| Data segment |
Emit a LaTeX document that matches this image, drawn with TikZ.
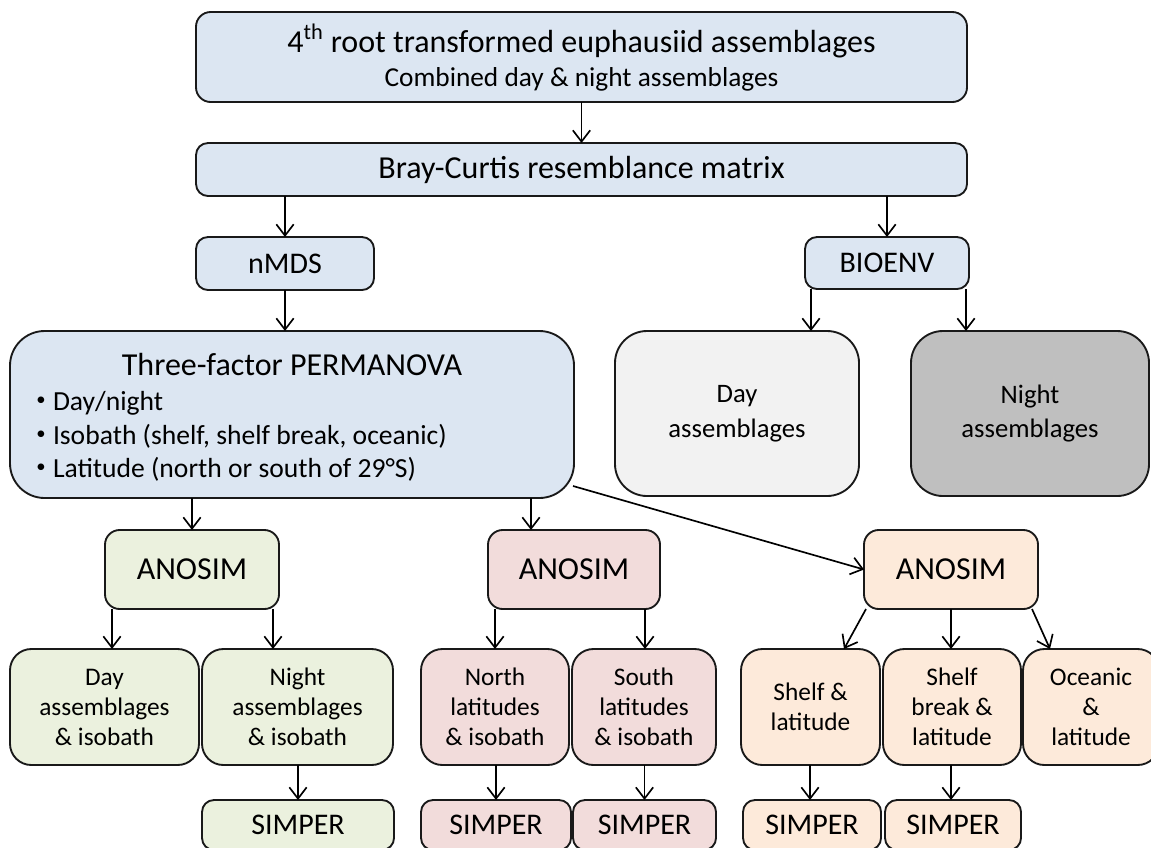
\documentclass[tikz,border=0pt]{standalone}
\usepackage{fontspec}
\setmainfont{Carlito}
\usetikzlibrary{arrows.meta,calc}
\definecolor{cblue}{HTML}{DCE6F2}
\definecolor{cgreen}{HTML}{EBF1DE}
\definecolor{cpink}{HTML}{F2DCDB}
\definecolor{corange}{HTML}{FDEADA}
\definecolor{clight}{HTML}{F2F2F2}
\definecolor{cdark}{HTML}{BFBFBF}
\begin{document}
\begin{tikzpicture}[x=0.75pt,y=-0.75pt,
  every node/.style={inner sep=0pt, outer sep=0pt},
  box/.style={draw=black!90, line width=1.4pt, rounded corners=#1, align=center},
  box/.default=9pt,
  sz/.style 2 args={minimum width={#1*0.75pt}, minimum height={#2*0.75pt}},
  arr/.style={draw=black, line width=1.25pt, -{Straight Barb[length=8.5pt,width=13pt,line width=1.25pt]}},
  fbig/.style={font=\fontsize{24}{28}\selectfont},
  fmid/.style={font=\fontsize{22.5}{27}\selectfont},
  fsmall/.style={font=\fontsize{19}{22.5}\selectfont},
  bul/.style={font=\fontsize{14}{14}\selectfont},
  btxt/.style={anchor=base west, font=\fontsize{20.7}{25}\selectfont},
]
\useasboundingbox (0,0) rectangle (1151,847);
\clip (0,0) rectangle (1151,847);

% top level
\node[box=11pt, sz={771}{90}, fill=cblue] (top) at (581.5,57) {};
\node[anchor=base, fbig] (topt1) at (581.5,52) {4\textsuperscript{th} root transformed euphausiid assemblages};
\node[anchor=base, font=\fontsize{20.5}{24}\selectfont] (topt2) at (581.5,86) {Combined day \& night assemblages};

\node[box=9pt, sz={771}{53}, fill=cblue, fbig] (bray) at (581.5,169.5) {Bray-Curtis resemblance matrix};
\node[box=9pt, sz={178}{53}, fill=cblue, fmid] (nmds) at (285,263.5) {nMDS};
\node[box=9pt, sz={164}{52}, fill=cblue, fmid] (bioenv) at (887,263) {BIOENV};

% PERMANOVA
\node[box=26pt, sz={564}{167}, fill=cblue] (perm) at (292,414.5) {};
\node[anchor=base, fbig] (permt) at (292,375) {Three-factor PERMANOVA};
\node[bul] (b1) at (41,401) {•};
\node[bul] (b2) at (41,435) {•};
\node[bul] (b3) at (41,468) {•};
\node[btxt] (perm1) at (53,410) {Day/night};
\node[btxt] (perm2) at (53,444) {Isobath (shelf, shelf break, oceanic)};
\node[btxt] (perm3) at (53,477) {Latitude (north or south of 29°S)};

% BIOENV outcomes
\node[box=24pt, sz={244}{165}, fill=clight, font=\fontsize{20}{26}\selectfont] (dayA) at (737,413.5) {Day\\assemblages};
\node[box=24pt, sz={238}{165}, fill=cdark, font=\fontsize{20}{26}\selectfont] (nightA) at (1030,413.5) {Night\\assemblages};

% ANOSIM row
\node[box=11pt, sz={174}{79}, fill=cgreen, fbig] (anoG) at (192,569.5) {ANOSIM};
\node[box=11pt, sz={172}{79}, fill=cpink, fbig] (anoP) at (574,569.5) {ANOSIM};
\node[box=11pt, sz={174}{79}, fill=corange, fbig] (anoO) at (951,569.5) {ANOSIM};

% bottom row
\node[box=16pt, sz={189}{116}, fill=cgreen, fsmall] (dayG) at (104.5,707) {Day\\assemblages\\\& isobath};
\node[box=16pt, sz={191}{116}, fill=cgreen, fsmall] (nightG) at (297.5,707) {Night\\assemblages\\\& isobath};
\node[box=16pt, sz={148}{116}, fill=cpink, fsmall] (north) at (495,707) {North\\latitudes\\\& isobath};
\node[box=16pt, sz={144}{116}, fill=cpink, fsmall] (south) at (644,707) {South\\latitudes\\\& isobath};
\node[box=16pt, sz={139}{116}, fill=corange, fsmall] (shelf) at (810.5,707) {Shelf \&\\latitude};
\node[box=16pt, sz={138}{116}, fill=corange, fsmall] (shelfb) at (952,707) {Shelf\\break \&\\latitude};
\node[box=16pt, sz={136}{116}, fill=corange, fsmall] (ocean) at (1091,707) {Oceanic\\\&\\latitude};

% SIMPER row
\node[box=9pt, sz={192}{50}, fill=cgreen, fmid] (simG) at (298,825) {SIMPER};
\node[box=9pt, sz={150}{50}, fill=cpink, fmid] (simP1) at (496,825) {SIMPER};
\node[box=9pt, sz={143}{50}, fill=cpink, fmid] (simP2) at (644.5,825) {SIMPER};
\node[box=9pt, sz={138}{50}, fill=corange, fmid] (simO1) at (812,825) {SIMPER};
\node[box=9pt, sz={136}{50}, fill=corange, fmid] (simO2) at (953,825) {SIMPER};

% connectors
\draw[arr] (top.south) -- (bray.north);
\draw[arr] (nmds.north |- bray.south) -- (nmds.north);
\draw[arr] (bioenv.north |- bray.south) -- (bioenv.north);
\draw[arr] (nmds.south) -- (nmds.south |- perm.north);
\coordinate (bioL) at ($(bioenv.south west)+(6,0)$);
\coordinate (bioR) at ($(bioenv.south east)+(-3,0)$);
\draw[arr] (bioL) -- (bioL |- dayA.north);
\draw[arr] (bioR) -- (bioR |- nightA.north);
\draw[arr] (anoG.north |- perm.south) -- (anoG.north);
\coordinate (permP) at ($(anoP.north)+(-43,0)$);
\draw[arr] (permP |- perm.south) -- (permP);
\coordinate (permD) at ($(perm.south east)+(-1,-12)$);
\draw[arr] (permD) -- (anoO.west);
\coordinate (aGL) at ($(anoG.south west)+(7,0)$);
\coordinate (aGR) at ($(anoG.south east)+(-6,0)$);
\draw[arr] (aGL) -- (aGL |- dayG.north);
\draw[arr] (aGR) -- (aGR |- nightG.north);
\coordinate (aPL) at ($(anoP.south west)+(7,0)$);
\coordinate (aPR) at ($(anoP.south east)+(-15,0)$);
\draw[arr] (aPL) -- (aPL |- north.north);
\draw[arr] (aPR) -- (aPR |- south.north);
\draw[arr] ($(anoO.south west)+(2,0)$) -- ($(shelf.north)+(33.5,0)$);
\draw[arr] (anoO.south) -- (anoO.south |- shelfb.north);
\draw[arr] ($(anoO.south east)+(-6,0)$) -- ($(ocean.north)+(-41,0)$);
\draw[arr] (simG.north |- nightG.south) -- (simG.north);
\draw[arr] (simP1.north |- north.south) -- (simP1.north);
\draw[arr] (simP2.north |- south.south) -- (simP2.north);
\draw[arr] ($(shelf.south)+(-0.5,0)$) -- ($(simO1.north)+(-2,0)$);
\draw[arr] ($(shelfb.south)+(-1,0)$) -- ($(simO2.north)+(-2,0)$);
\end{tikzpicture}
\end{document}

| What you are asked to do |
Only the lines from the top of the data through the line with "(perm3) at (53,477)" should be quoted, exactly and with both ends kept; skip the pictures.

| In response |
Emit a LaTeX document that matches this image, drawn with TikZ.
\documentclass[tikz,border=0pt]{standalone}
\usepackage{fontspec}
\setmainfont{Carlito}
\usetikzlibrary{arrows.meta,calc}
\definecolor{cblue}{HTML}{DCE6F2}
\definecolor{cgreen}{HTML}{EBF1DE}
\definecolor{cpink}{HTML}{F2DCDB}
\definecolor{corange}{HTML}{FDEADA}
\definecolor{clight}{HTML}{F2F2F2}
\definecolor{cdark}{HTML}{BFBFBF}
\begin{document}
\begin{tikzpicture}[x=0.75pt,y=-0.75pt,
  every node/.style={inner sep=0pt, outer sep=0pt},
  box/.style={draw=black!90, line width=1.4pt, rounded corners=#1, align=center},
  box/.default=9pt,
  sz/.style 2 args={minimum width={#1*0.75pt}, minimum height={#2*0.75pt}},
  arr/.style={draw=black, line width=1.25pt, -{Straight Barb[length=8.5pt,width=13pt,line width=1.25pt]}},
  fbig/.style={font=\fontsize{24}{28}\selectfont},
  fmid/.style={font=\fontsize{22.5}{27}\selectfont},
  fsmall/.style={font=\fontsize{19}{22.5}\selectfont},
  bul/.style={font=\fontsize{14}{14}\selectfont},
  btxt/.style={anchor=base west, font=\fontsize{20.7}{25}\selectfont},
]
\useasboundingbox (0,0) rectangle (1151,847);
\clip (0,0) rectangle (1151,847);

% top level
\node[box=11pt, sz={771}{90}, fill=cblue] (top) at (581.5,57) {};
\node[anchor=base, fbig] (topt1) at (581.5,52) {4\textsuperscript{th} root transformed euphausiid assemblages};
\node[anchor=base, font=\fontsize{20.5}{24}\selectfont] (topt2) at (581.5,86) {Combined day \& night assemblages};

\node[box=9pt, sz={771}{53}, fill=cblue, fbig] (bray) at (581.5,169.5) {Bray-Curtis resemblance matrix};
\node[box=9pt, sz={178}{53}, fill=cblue, fmid] (nmds) at (285,263.5) {nMDS};
\node[box=9pt, sz={164}{52}, fill=cblue, fmid] (bioenv) at (887,263) {BIOENV};

% PERMANOVA
\node[box=26pt, sz={564}{167}, fill=cblue] (perm) at (292,414.5) {};
\node[anchor=base, fbig] (permt) at (292,375) {Three-factor PERMANOVA};
\node[bul] (b1) at (41,401) {•};
\node[bul] (b2) at (41,435) {•};
\node[bul] (b3) at (41,468) {•};
\node[btxt] (perm1) at (53,410) {Day/night};
\node[btxt] (perm2) at (53,444) {Isobath (shelf, shelf break, oceanic)};
\node[btxt] (perm3) at (53,477) {Latitude (north or south of 29°S)};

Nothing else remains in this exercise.